Da parte do governo, o jogo é o oposto, é baixar a fervura. Significa o seguinte:
1. Considerar
finalizado o episódio "mensalão". Para tanto, o PT terá que dar baixa
no balanço das lideranças atingidas. Do mesmo modo, a Presidência se
afastará cada vez mais do episódio e reforçará o legalismo. No início, a
inação do Ministro da Justiça José Eduardo Cardozo, era coisa dele.
Agora, não: é coisa dela.
2. O
MPF é permanente; Roberto Gurgel, passageiro. Como organização
burocrática, disciplinada e legalista, bastará que seja tratado com
respeito e que o governo emita sinais discretos sobre a sucessão de
Gurgel, sem nada que afronte a autonomia relativa do órgão e sem nada
que alimente as fantasias continuístas do grupo de Gurgel.
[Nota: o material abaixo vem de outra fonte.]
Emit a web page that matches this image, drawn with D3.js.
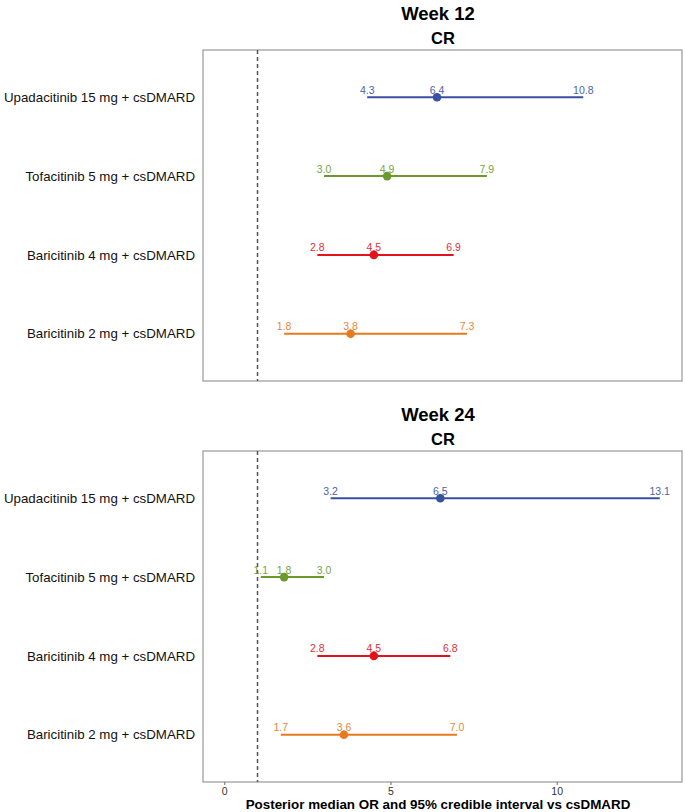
<!DOCTYPE html>
<html><head><meta charset="utf-8">
<script src="https://cdn.jsdelivr.net/npm/d3@7"></script>
<style>body{margin:0;background:#fff}svg{display:block;font-family:"Liberation Sans",Arial,sans-serif}</style>
</head><body>
<svg id="c" width="685" height="812"></svg>
<script>
const treatments = ["Upadacitinib 15 mg + csDMARD","Tofacitinib 5 mg + csDMARD","Baricitinib 4 mg + csDMARD","Baricitinib 2 mg + csDMARD"];
const colors = ["#3a51a0","#6a9a2a","#e0141a","#e67a1e"];
const week12Median = [6.4, 4.9, 4.5, 3.8];
const week12Lower = [4.3, 3.0, 2.8, 1.8];
const week12Upper = [10.8, 7.9, 6.9, 7.3];
const week24Median = [6.5, 1.8, 4.5, 3.6];
const week24Lower = [3.2, 1.1, 2.8, 1.7];
const week24Upper = [13.1, 3.0, 6.8, 7.0];
const xTicks = [0, 5, 10];
const panels = [
  {title:"Week 12", sub:"CR", med:week12Median, lo:week12Lower, hi:week12Upper},
  {title:"Week 24", sub:"CR", med:week24Median, lo:week24Lower, hi:week24Upper}
];

const svg = d3.select("#c");
const L = 203, R = 682;
const x = d3.scaleLinear().domain([-0.64, 13.77]).range([L, R]);
const panelTops = [50, 451];
const panelH = 331;

panels.forEach((p, pi) => {
  const top = panelTops[pi];
  const g = svg.append("g");
  const y = d3.scalePoint().domain(treatments).range([top + panelH*0.6/4.2, top + panelH*3.6/4.2]);
  g.append("text").attr("x", 438).attr("y", top - 30).attr("text-anchor","middle")
    .attr("font-size", 18.5).attr("font-weight","bold").text(p.title);
  g.append("text").attr("x", 443).attr("y", top - 6).attr("text-anchor","middle")
    .attr("font-size", 16.5).attr("font-weight","bold").text(p.sub);
  g.append("rect").attr("x", L).attr("y", top).attr("width", R-L).attr("height", panelH)
    .attr("fill","none").attr("stroke","#a0a0a0").attr("stroke-width",1.3);
  g.append("line").attr("x1", x(1)).attr("x2", x(1)).attr("y1", top).attr("y2", top+panelH)
    .attr("stroke","#555").attr("stroke-width",1.5).attr("stroke-dasharray","4,3");
  g.selectAll(".yl").data(treatments).enter().append("text")
    .attr("x", 195).attr("y", d => y(d)).attr("dy","0.35em").attr("text-anchor","end")
    .attr("font-size", 13.3).attr("fill","#111").text(d => d);
  treatments.forEach((t, i) => {
    const c = colors[i], yy = y(t);
    g.append("line").attr("x1", x(p.lo[i])).attr("x2", x(p.hi[i])).attr("y1", yy).attr("y2", yy)
      .attr("stroke", c).attr("stroke-width", 2);
    g.append("circle").attr("cx", x(p.med[i])).attr("cy", yy).attr("r", 4.3).attr("fill", c);
    [p.lo[i], p.med[i], p.hi[i]].forEach(v => {
      g.append("text").attr("x", x(v)).attr("y", yy - 3.5).attr("text-anchor","middle")
        .attr("font-size", 10.5).attr("fill", c).attr("opacity",0.9).text(v.toFixed(1));
    });
  });
});

const axisY = panelTops[1] + panelH;
const ax = svg.append("g").attr("transform", `translate(0,${axisY})`)
  .call(d3.axisBottom(x).tickValues(xTicks).tickSize(3).tickPadding(3).tickFormat(d3.format("d")));
ax.select(".domain").remove();
ax.selectAll("line").attr("stroke","#666");
ax.selectAll("text").attr("font-size", 10.5).attr("fill","#333").attr("font-family","Liberation Sans, Arial, sans-serif");
svg.append("text").attr("x", 438).attr("y", 809).attr("text-anchor","middle")
  .attr("font-size", 13.4).attr("font-weight","bold").text("Posterior median OR and 95% credible interval vs csDMARD");
</script>
</body></html>
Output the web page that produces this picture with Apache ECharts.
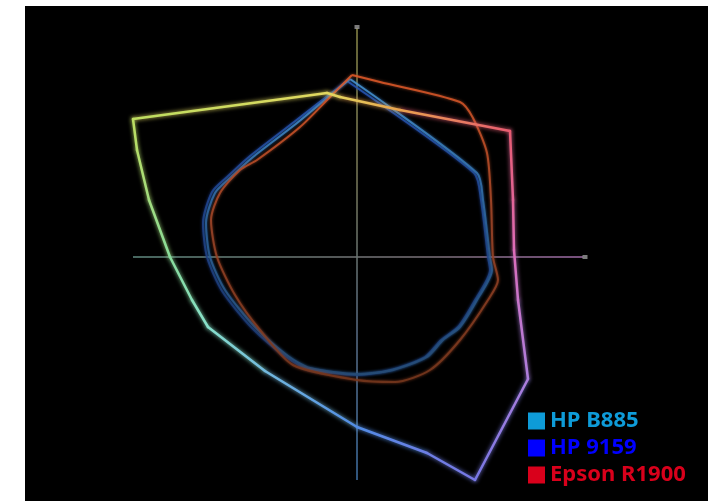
<!DOCTYPE html>
<html>
<head>
<meta charset="utf-8">
<script src="https://cdn.jsdelivr.net/npm/echarts@6/dist/echarts.min.js"></script>
<style>html,body{margin:0;padding:0;background:#fff;}#c{width:719px;height:501px;}</style>
</head>
<body>
<div id="c"></div>
<script>
// Reference (large) gamut outline, a* / b* values
const refA = [-15, -112, -110, -104, -93.5, -82.5, -74.5, -46, 0, 35, 59, 85.5, 80.5, 78.5, 78, 76.5, 21.5, -8.5];
const refB = [82, 69, 53.5, 28.5, 0, -21.5, -35, -57, -85, -98, -111.5, -61, -21.5, 3.5, 28.5, 63, 73.5, 80];

// HP B885
const b885A = [-3.5, 60, 63, 66.5, 67.5, 60, 51.5, 43, 35, 18, 0, -23.5, -34.5, -51, -66, -73.5, -75.5, -71, -63.5, -52, -30, -3.5];
const b885B = [89, 42, 28.5, 0, -6.5, -21.5, -35, -41.5, -50, -56.5, -58.5, -55.5, -49.5, -35, -16.5, 0, 17, 32, 39.5, 50, 67, 89];

// HP 9159
const hp9159A = [-5, 58.5, 62, 65.5, 66.5, 59, 50.5, 42, 34, 17, 0, -24.5, -35.5, -52.5, -67.5, -75, -77, -72.5, -65, -53.5, -31.5, -5];
const hp9159B = [88, 42, 28.5, 0, -6.5, -21.5, -35, -41.5, -50, -56.5, -59, -56, -50, -35.5, -17, 0, 17, 32.5, 40, 50.5, 67.5, 88];

// Epson R1900
const epsonA = [-2.5, 11.5, 51.5, 58, 65, 67, 68, 70.5, 65.5, 51.5, 36.5, 19, 0, -32, -48.5, -61, -70, -73, -68.5, -58.5, -50, -28.5, -13.5, -2.5];
const epsonB = [91, 87.5, 77.5, 69.5, 52, 28.5, 0, -11.5, -21.5, -41.5, -56.5, -62.5, -61.5, -54, -36.5, -19, 0, 18.5, 32, 43.5, 48.5, 65, 80, 91];

// Axes (a* horizontal, b* vertical)
const aAxisA = [-112, 113];
const aAxisB = [0, 0];
const bAxisA = [0, 0];
const bAxisB = [114.5, -111.5];
const axisEndA = [114, 0];
const axisEndB = [0, 115];

const seriesNames = ['HP B885', 'HP 9159', 'Epson R1900'];
const legendColors = ['#0e9bd8', '#0000ff', '#d9001b'];

const zip = (xs, ys) => xs.map((x, i) => [x, ys[i]]);

// hue stops by angle (degrees) for the rainbow outline
const hueStops = [
  [0, [220, 110, 190]],
  [40, [232, 92, 112]],
  [62, [236, 140, 70]],
  [100, [226, 216, 96]],
  [148, [190, 222, 96]],
  [180, [136, 220, 156]],
  [205, [136, 224, 204]],
  [240, [108, 172, 228]],
  [270, [82, 140, 228]],
  [298, [120, 120, 228]],
  [324, [172, 126, 220]],
  [360, [220, 110, 190]]
];
function hueColor(a, b) {
  let ang = Math.atan2(b, a) * 180 / Math.PI;
  if (ang < 0) ang += 360;
  for (let i = 0; i < hueStops.length - 1; i++) {
    const s0 = hueStops[i], s1 = hueStops[i + 1];
    if (ang >= s0[0] && ang <= s1[0]) {
      const t = (ang - s0[0]) / (s1[0] - s0[0]);
      const c = s0[1].map((v, k) => Math.round(v + (s1[1][k] - v) * t));
      return 'rgb(' + c.join(',') + ')';
    }
  }
  return 'rgb(220,110,190)';
}

const n = refA.length;
const segs = refA.map((a, i) => [a, refB[i], refA[(i + 1) % n], refB[(i + 1) % n]]);

function vgrad(stops) {
  return { type: 'linear', x: 0, y: 0, x2: 0, y2: 1, colorStops: stops.map((c, i) => ({ offset: i / (stops.length - 1), color: c })) };
}
function hgrad(stops) {
  return { type: 'linear', x: 0, y: 0, x2: 1, y2: 0, colorStops: stops.map((c, i) => ({ offset: i / (stops.length - 1), color: c })) };
}

function gamutLine(name, data, grad, glow) {
  return {
    name: name, type: 'line', data: data, smooth: 0.25, symbol: 'none', z: 4,
    itemStyle: { color: legendColors[seriesNames.indexOf(name)] },
    lineStyle: { width: 2, color: grad, shadowBlur: 3, shadowColor: glow, opacity: 0.85 }
  };
}

const chart = echarts.init(document.getElementById('c'), null, { renderer: 'canvas' });
chart.setOption({
  backgroundColor: '#ffffff',
  animation: false,
  grid: { left: 25, top: 6, width: 683, height: 495, show: true, backgroundColor: '#000000', borderWidth: 0 },
  xAxis: { type: 'value', min: -166, max: 175.5, show: false },
  yAxis: { type: 'value', min: -122, max: 125.5, show: false },
  legend: {
    orient: 'vertical', left: 523, top: 405, itemWidth: 17, itemHeight: 17, itemGap: 5,
    icon: 'rect', selectedMode: false,
    textStyle: { fontSize: 22, fontWeight: 'bold', fontFamily: 'Noto Sans', lineHeight: 22 },
    data: seriesNames.map((s, i) => ({ name: s, itemStyle: { color: legendColors[i] }, textStyle: { color: legendColors[i] } }))
  },
  series: [
    {
      type: 'line', data: zip(aAxisA, aAxisB), symbol: 'none', z: 2, silent: true,
      lineStyle: { width: 1.5, color: hgrad(['#5f8a80', '#6a7874', '#7a7078', '#a06aa8']) }
    },
    {
      type: 'line', data: zip(bAxisA, bAxisB), symbol: 'none', z: 2, silent: true,
      lineStyle: { width: 1.5, color: vgrad(['#8c8a48', '#7a7a5a', '#5a6e86', '#3f72a8']) }
    },
    {
      type: 'scatter', data: zip(axisEndA, axisEndB), symbol: 'rect', symbolSize: [5, 4], z: 2, silent: true,
      itemStyle: { color: '#9a9a9a' }
    },
    gamutLine('HP 9159', zip(hp9159A, hp9159B), vgrad(['#2656b8', '#1e4086', '#1a3664']), '#1a3a90'),
    gamutLine('HP B885', zip(b885A, b885B), vgrad(['#4898d8', '#2c629c', '#264a72']), '#2f70b0'),
    gamutLine('Epson R1900', zip(epsonA, epsonB), vgrad(['#e45a28', '#9c4428', '#74361c']), '#a04422'),
    {
      type: 'custom', data: segs, z: 5, silent: true,
      encode: { x: [0, 2], y: [1, 3] },
      renderItem: function (params, api) {
        const a1 = api.value(0), b1 = api.value(1), a2 = api.value(2), b2 = api.value(3);
        const p1 = api.coord([a1, b1]);
        const p2 = api.coord([a2, b2]);
        const c1 = hueColor(a1, b1), c2 = hueColor(a2, b2);
        return {
          type: 'line',
          shape: { x1: p1[0], y1: p1[1], x2: p2[0], y2: p2[1] },
          style: {
            stroke: { type: 'linear', x: p1[0], y: p1[1], x2: p2[0], y2: p2[1], global: true,
              colorStops: [{ offset: 0, color: c1 }, { offset: 1, color: c2 }] },
            lineWidth: 2.5, lineCap: 'round', shadowBlur: 4, shadowColor: c1
          }
        };
      }
    }
  ]
});
</script>
</body>
</html>
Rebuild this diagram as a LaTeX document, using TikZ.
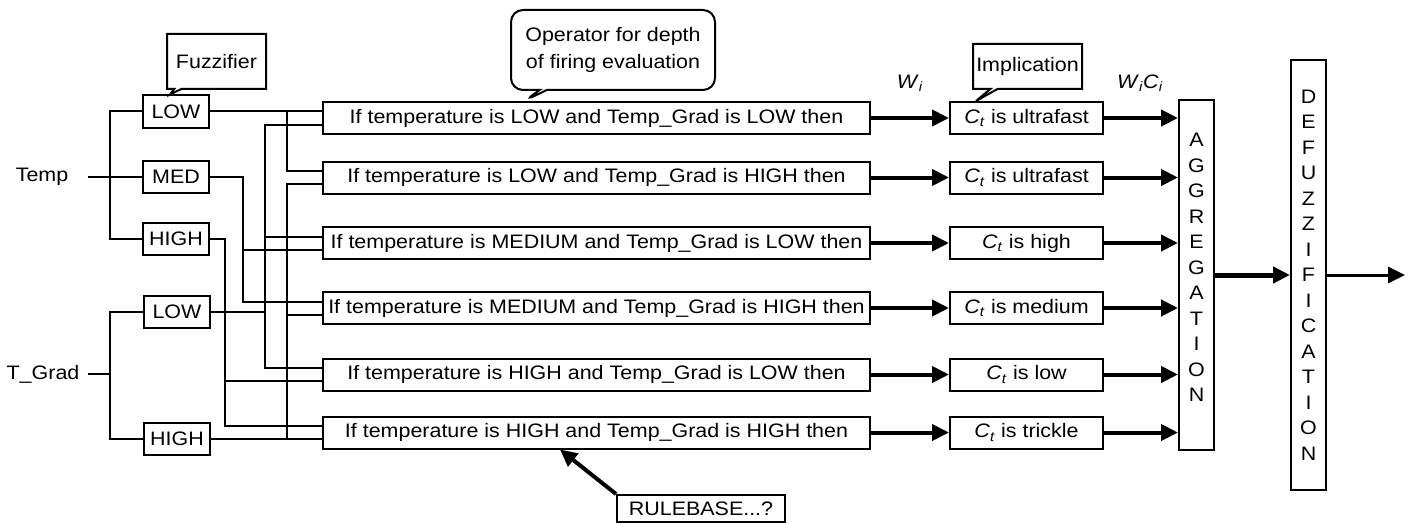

Automaticamente se formarão novos centros de poder e influência
internos.
3. Em
relação ao STF, o problema não é o órgão, evidentemente, mas a coalizão
circunstancial que permitiu aos "cinco do Supremo" votar em bloco, em
um STF desfalcado, e, com a hegemonia provisória, tornarem-se
celebridades. Havendo normalidade na política e na economia - e acerto
na substituição de Ministros - termina a maioria circunstancial, já que
as Ministras, severas nas suas sentenças, mostraram-se discretas e
legalistas. Celso de Mello voltará a se comportar como lente, Gilmar
como político, Marco Aurélio como outsider, Luiz Fux buscará outras
lâmpadas em torno das quais esvoaçar – bom radar porque especialista em
rodear as lâmpadas que irradiam maior calor. E Joaquim Barbosa…
continuará sendo Joaquim Barbosa.
4. No
plano econômico, torcer para que venha logo a colheita das medidas
plantadas nos dois últimos anos. E melhorar substancialmente as
ferramentas de divulgação dos atos positivos de política econômica. O
reajuste dos combustíveis foi passo importante para devolver à Petrobras
o fôlego financeiro, tirando-a da linha de fogo.
Fatores de atrito
Há
dúvidas no ar, obviamente. A manutenção de um clima de tranquilidade,
com a economia sob controle, será relevante para que a nova formação do
Supremo retorne à discrição e à responsabilidade institucional que se
exige do órgão.
Gurgel e Joaquim Barbosa continuarão ativos. Manterão a parceria? São incógnitas.
A
grande tacada da mídia serão as investidas contra Lula. Essas, sim,
poderão provocar as manifestações de rua que se pretende para ampliar a
percepção de caos político. No MPF, há uma gana para pegar Lula que
transcende a própria figura do PGR.
É
por aí que o bicho pode pegar. E é por aí que deverá se concentrar a
atuação política dos que não pretendem assistir o país pegar fogo.
Nem se ouse apostas sobre quem pode botar mais gente na rua. Entrar nesse jogo é tiro no pé na certa.